Killmonger Explained: Who Is the Black Panther Villain? – IGN
With a name like that, you know he’s evil.
Black Panther is finally starring in his own superhero movie next year. But for hardcore fans of the character, half the fun with this new addition to the Marvel Cinematic Universe is seeing T’Challa’s nemesis, Erik Killmonger, finally brought to life (and played by Michael B. Jordan).
But don’t worry if you’ve never heard of this Marvel villain before. We’re here to break down everything you need to know about the man who would rule Wakanda.
Most superheroes worth their salt have at least one villain who serves as their dark, twisted mirror image, and Killmonger fills that role for Black Panther. This exiled Wakandan native is obsessed with overthrowing King T’Challa and ridding the country of all white imperialist influences. Basically, he’s loyal to Wakanda, but not its ruling family.
Killmonger is one of the few men who manages to rival T’Challa in both mental acuity and skill on the battlefield. That’s why Killmonger has remained a very dangerous thorn in T’Challa’s side over the years, cheating death on more than one occasion.
Killmonger is a brilliant strategist and scientist who received his PhD from MIT. He’s also a highly skilled martial artist, able to go toe-to-toe with Wakanda’s finest warriors, including Black Panther himself.
While Killmonger didn’t originally possess any superhuman powers, he eventually created a synthetic version of the “heart-shaped herb” that gives the Black Panthers their enhanced senses and reflexes. Much like Captain America’s Super-Soldier Serum, this herb also boosts Killmonger’s speed, strength and stamina to the absolute peak of human performance.

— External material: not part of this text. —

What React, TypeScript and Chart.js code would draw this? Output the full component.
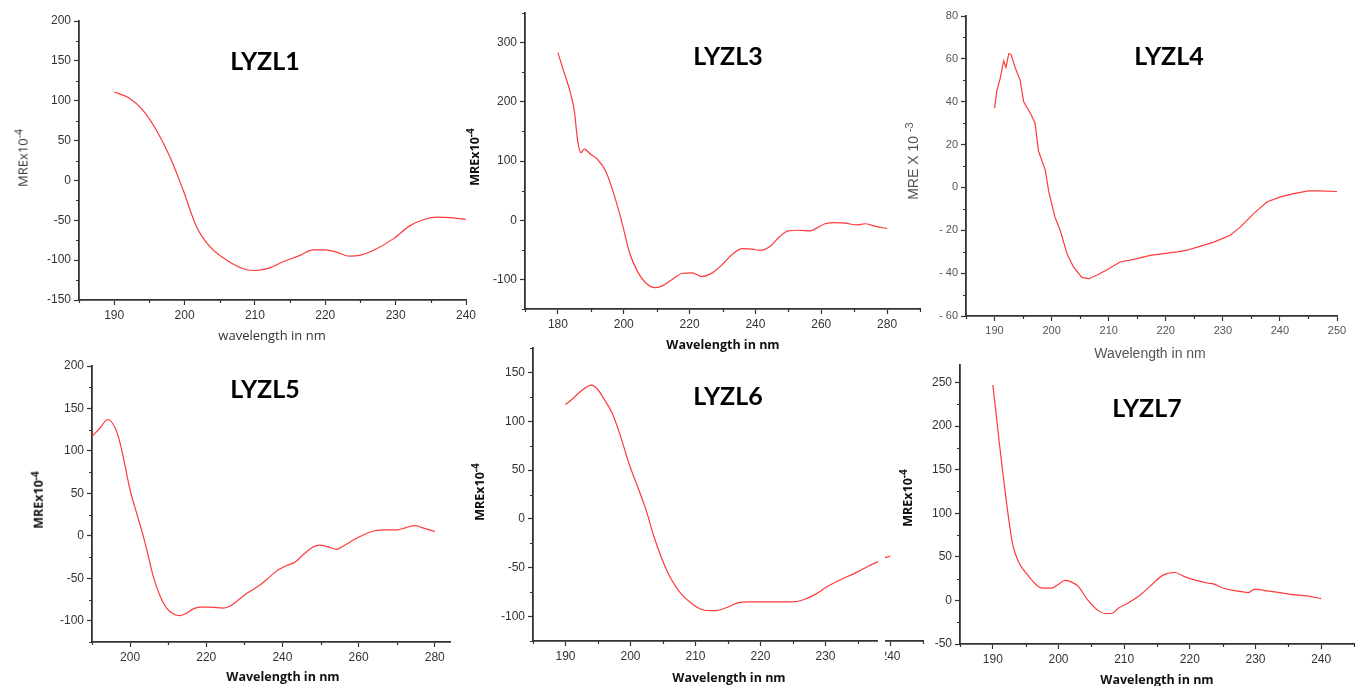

As if that weren’t enough, Killmonger often wears a specially designed, armored suit that can inject opponents with poison and even fire energy blasts. Plus, he has several trained leopards and a group of fanatical followers capable of using dark magic to resurrect their master.
Killmonger was created by writer Don McGregor and artist Rich Buckler and made his debut in 1973’s Jungle Action #6. Early stories established Killmonger as a Wakandan native (originally named N’Jadaka) whose father was forced to help Ulysses Klaw invade Wakanda and steal its valuable vibranium. After Klaw was defeated and N’Jadaka’s father was killed, he and his family were exiled to America.
Ever since moving to America and taking his new name, Killmonger has fostered a deep hatred of the Black Panther. And while T’Challa made overtures to Killmonger by repatriating him and giving him a new home in a Wakandan village, Killmonger has frequently attempted to overthrow his king and end the reign of the Black Panthers. He’s come closer than most, particularly during the course of Christopher Priest’s Black Panther series. One storyline saw the two foes resume their feud, only for Killmonger to defeat T’Challa in ritual combat and claim the Black Panther title for himself. Only the fact that Killmonger’s body couldn’t handle the effects of the heart-shaped herb spared Wakanda from its tyrannical new ruler.
Killmonger continues to be one of the greatest threats to Wakanda’s security. Most recently, he orchestrated a war between Wakanda and the neighboring nation of Niganda. Killmonger was killed during the climax of that conflict in 2008’s Black Panther Vol. 4 #38, but a man as smart as T’Challa must know it’s only a matter of time before his nemesis returns.
Killmonger hasn’t had a prolific career outside of the comics, but it’s safe to assume that will quickly change once he makes his live-action debut in 2018’s Black Panther (played by Michael B. Jordan).
For now, Killmonger’s only non-comics appearance came in the 2016 video game LEGO Marvel’s Avengers, where he’s a playable character for those who purchase the Black Panther DLC pack.
How the character will fit into the Black Panther’s world of the MCU remains to be seen, but so far it looks as though he’s following similar beats as his comics counterpart as a powerful figure who seeks usurp T’Challa and take the throne for himself.